Repeat, exactly and completely, the material that follows. Omit the pictures.

****************

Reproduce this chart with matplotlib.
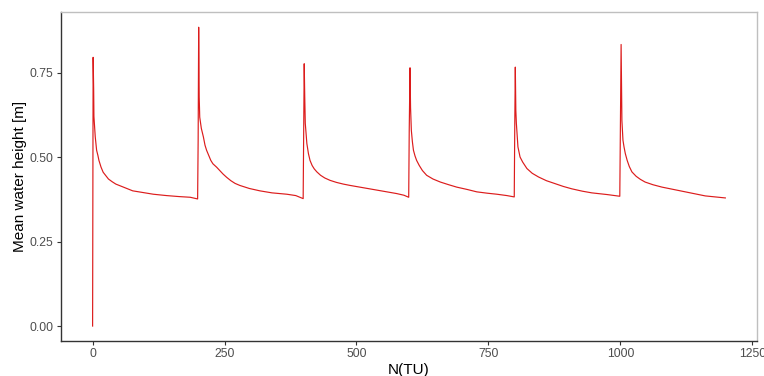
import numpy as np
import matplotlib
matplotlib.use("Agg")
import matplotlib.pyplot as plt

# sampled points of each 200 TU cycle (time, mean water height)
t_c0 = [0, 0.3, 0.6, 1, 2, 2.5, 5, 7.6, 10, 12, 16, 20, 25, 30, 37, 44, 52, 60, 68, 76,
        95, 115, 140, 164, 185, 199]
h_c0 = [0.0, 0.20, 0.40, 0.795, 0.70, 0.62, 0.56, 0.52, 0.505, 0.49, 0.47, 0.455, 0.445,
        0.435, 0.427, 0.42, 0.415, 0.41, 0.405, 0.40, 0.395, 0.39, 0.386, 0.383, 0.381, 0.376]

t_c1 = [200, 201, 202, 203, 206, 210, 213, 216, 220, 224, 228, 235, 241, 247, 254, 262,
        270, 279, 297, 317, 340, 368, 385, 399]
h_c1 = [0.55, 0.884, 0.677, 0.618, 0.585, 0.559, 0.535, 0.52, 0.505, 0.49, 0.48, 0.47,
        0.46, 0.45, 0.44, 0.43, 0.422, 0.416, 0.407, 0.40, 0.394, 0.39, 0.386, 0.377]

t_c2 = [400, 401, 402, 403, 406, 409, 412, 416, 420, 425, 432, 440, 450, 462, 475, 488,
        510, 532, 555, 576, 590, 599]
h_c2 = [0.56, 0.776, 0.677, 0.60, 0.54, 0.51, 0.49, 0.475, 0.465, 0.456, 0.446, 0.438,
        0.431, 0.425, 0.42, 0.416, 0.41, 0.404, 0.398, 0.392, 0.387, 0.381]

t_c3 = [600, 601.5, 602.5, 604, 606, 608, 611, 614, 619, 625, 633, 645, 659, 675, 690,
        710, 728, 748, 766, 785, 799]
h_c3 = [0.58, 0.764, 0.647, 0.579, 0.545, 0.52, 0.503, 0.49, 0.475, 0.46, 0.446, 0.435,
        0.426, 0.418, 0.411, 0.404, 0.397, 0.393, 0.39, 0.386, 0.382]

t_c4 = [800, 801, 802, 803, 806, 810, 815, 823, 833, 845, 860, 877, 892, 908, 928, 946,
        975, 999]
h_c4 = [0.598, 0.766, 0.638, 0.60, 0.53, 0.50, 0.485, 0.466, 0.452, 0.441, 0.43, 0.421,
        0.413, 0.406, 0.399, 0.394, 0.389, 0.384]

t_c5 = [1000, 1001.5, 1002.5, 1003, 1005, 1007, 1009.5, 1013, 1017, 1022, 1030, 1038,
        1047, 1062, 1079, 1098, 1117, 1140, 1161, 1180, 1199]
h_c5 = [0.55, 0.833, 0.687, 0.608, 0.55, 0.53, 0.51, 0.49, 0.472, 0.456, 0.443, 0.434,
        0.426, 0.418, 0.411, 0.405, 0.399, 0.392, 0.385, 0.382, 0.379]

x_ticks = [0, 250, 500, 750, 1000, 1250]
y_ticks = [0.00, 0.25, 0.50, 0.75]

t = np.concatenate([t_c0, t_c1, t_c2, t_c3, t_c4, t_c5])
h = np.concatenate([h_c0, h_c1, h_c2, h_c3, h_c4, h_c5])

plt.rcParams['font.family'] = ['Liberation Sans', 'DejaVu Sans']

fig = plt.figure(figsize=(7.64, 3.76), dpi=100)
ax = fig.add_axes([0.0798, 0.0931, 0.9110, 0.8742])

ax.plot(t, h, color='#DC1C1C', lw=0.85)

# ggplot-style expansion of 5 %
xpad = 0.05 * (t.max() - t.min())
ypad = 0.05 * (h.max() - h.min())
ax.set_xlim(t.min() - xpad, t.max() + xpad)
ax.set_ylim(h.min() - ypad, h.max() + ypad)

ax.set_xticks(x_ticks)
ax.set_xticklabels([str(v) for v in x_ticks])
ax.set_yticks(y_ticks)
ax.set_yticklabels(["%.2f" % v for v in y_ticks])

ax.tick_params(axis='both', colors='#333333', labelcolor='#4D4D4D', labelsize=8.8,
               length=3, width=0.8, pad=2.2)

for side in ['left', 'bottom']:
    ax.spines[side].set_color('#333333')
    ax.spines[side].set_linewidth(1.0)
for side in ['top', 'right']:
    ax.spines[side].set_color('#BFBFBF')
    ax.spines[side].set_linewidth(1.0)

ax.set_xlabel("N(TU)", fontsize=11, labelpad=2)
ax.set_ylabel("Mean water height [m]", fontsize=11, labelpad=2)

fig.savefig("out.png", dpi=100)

****************

→ FULL SOLUTION
Reproduce this chart with matplotlib.
import numpy as np
import matplotlib
matplotlib.use("Agg")
import matplotlib.pyplot as plt

# sampled points of each 200 TU cycle (time, mean water height)
t_c0 = [0, 0.3, 0.6, 1, 2, 2.5, 5, 7.6, 10, 12, 16, 20, 25, 30, 37, 44, 52, 60, 68, 76,
        95, 115, 140, 164, 185, 199]
h_c0 = [0.0, 0.20, 0.40, 0.795, 0.70, 0.62, 0.56, 0.52, 0.505, 0.49, 0.47, 0.455, 0.445,
        0.435, 0.427, 0.42, 0.415, 0.41, 0.405, 0.40, 0.395, 0.39, 0.386, 0.383, 0.381, 0.376]

t_c1 = [200, 201, 202, 203, 206, 210, 213, 216, 220, 224, 228, 235, 241, 247, 254, 262,
        270, 279, 297, 317, 340, 368, 385, 399]
h_c1 = [0.55, 0.884, 0.677, 0.618, 0.585, 0.559, 0.535, 0.52, 0.505, 0.49, 0.48, 0.47,
        0.46, 0.45, 0.44, 0.43, 0.422, 0.416, 0.407, 0.40, 0.394, 0.39, 0.386, 0.377]

t_c2 = [400, 401, 402, 403, 406, 409, 412, 416, 420, 425, 432, 440, 450, 462, 475, 488,
        510, 532, 555, 576, 590, 599]
h_c2 = [0.56, 0.776, 0.677, 0.60, 0.54, 0.51, 0.49, 0.475, 0.465, 0.456, 0.446, 0.438,
        0.431, 0.425, 0.42, 0.416, 0.41, 0.404, 0.398, 0.392, 0.387, 0.381]

t_c3 = [600, 601.5, 602.5, 604, 606, 608, 611, 614, 619, 625, 633, 645, 659, 675, 690,
        710, 728, 748, 766, 785, 799]
h_c3 = [0.58, 0.764, 0.647, 0.579, 0.545, 0.52, 0.503, 0.49, 0.475, 0.46, 0.446, 0.435,
        0.426, 0.418, 0.411, 0.404, 0.397, 0.393, 0.39, 0.386, 0.382]

t_c4 = [800, 801, 802, 803, 806, 810, 815, 823, 833, 845, 860, 877, 892, 908, 928, 946,
        975, 999]
h_c4 = [0.598, 0.766, 0.638, 0.60, 0.53, 0.50, 0.485, 0.466, 0.452, 0.441, 0.43, 0.421,
        0.413, 0.406, 0.399, 0.394, 0.389, 0.384]

t_c5 = [1000, 1001.5, 1002.5, 1003, 1005, 1007, 1009.5, 1013, 1017, 1022, 1030, 1038,
        1047, 1062, 1079, 1098, 1117, 1140, 1161, 1180, 1199]
h_c5 = [0.55, 0.833, 0.687, 0.608, 0.55, 0.53, 0.51, 0.49, 0.472, 0.456, 0.443, 0.434,
        0.426, 0.418, 0.411, 0.405, 0.399, 0.392, 0.385, 0.382, 0.379]

x_ticks = [0, 250, 500, 750, 1000, 1250]
y_ticks = [0.00, 0.25, 0.50, 0.75]

t = np.concatenate([t_c0, t_c1, t_c2, t_c3, t_c4, t_c5])
h = np.concatenate([h_c0, h_c1, h_c2, h_c3, h_c4, h_c5])

plt.rcParams['font.family'] = ['Liberation Sans', 'DejaVu Sans']

fig = plt.figure(figsize=(7.64, 3.76), dpi=100)
ax = fig.add_axes([0.0798, 0.0931, 0.9110, 0.8742])

ax.plot(t, h, color='#DC1C1C', lw=0.85)

# ggplot-style expansion of 5 %
xpad = 0.05 * (t.max() - t.min())
ypad = 0.05 * (h.max() - h.min())
ax.set_xlim(t.min() - xpad, t.max() + xpad)
ax.set_ylim(h.min() - ypad, h.max() + ypad)

ax.set_xticks(x_ticks)
ax.set_xticklabels([str(v) for v in x_ticks])
ax.set_yticks(y_ticks)
ax.set_yticklabels(["%.2f" % v for v in y_ticks])

ax.tick_params(axis='both', colors='#333333', labelcolor='#4D4D4D', labelsize=8.8,
               length=3, width=0.8, pad=2.2)

for side in ['left', 'bottom']:
    ax.spines[side].set_color('#333333')
    ax.spines[side].set_linewidth(1.0)
for side in ['top', 'right']:
    ax.spines[side].set_color('#BFBFBF')
    ax.spines[side].set_linewidth(1.0)

ax.set_xlabel("N(TU)", fontsize=11, labelpad=2)
ax.set_ylabel("Mean water height [m]", fontsize=11, labelpad=2)

fig.savefig("out.png", dpi=100)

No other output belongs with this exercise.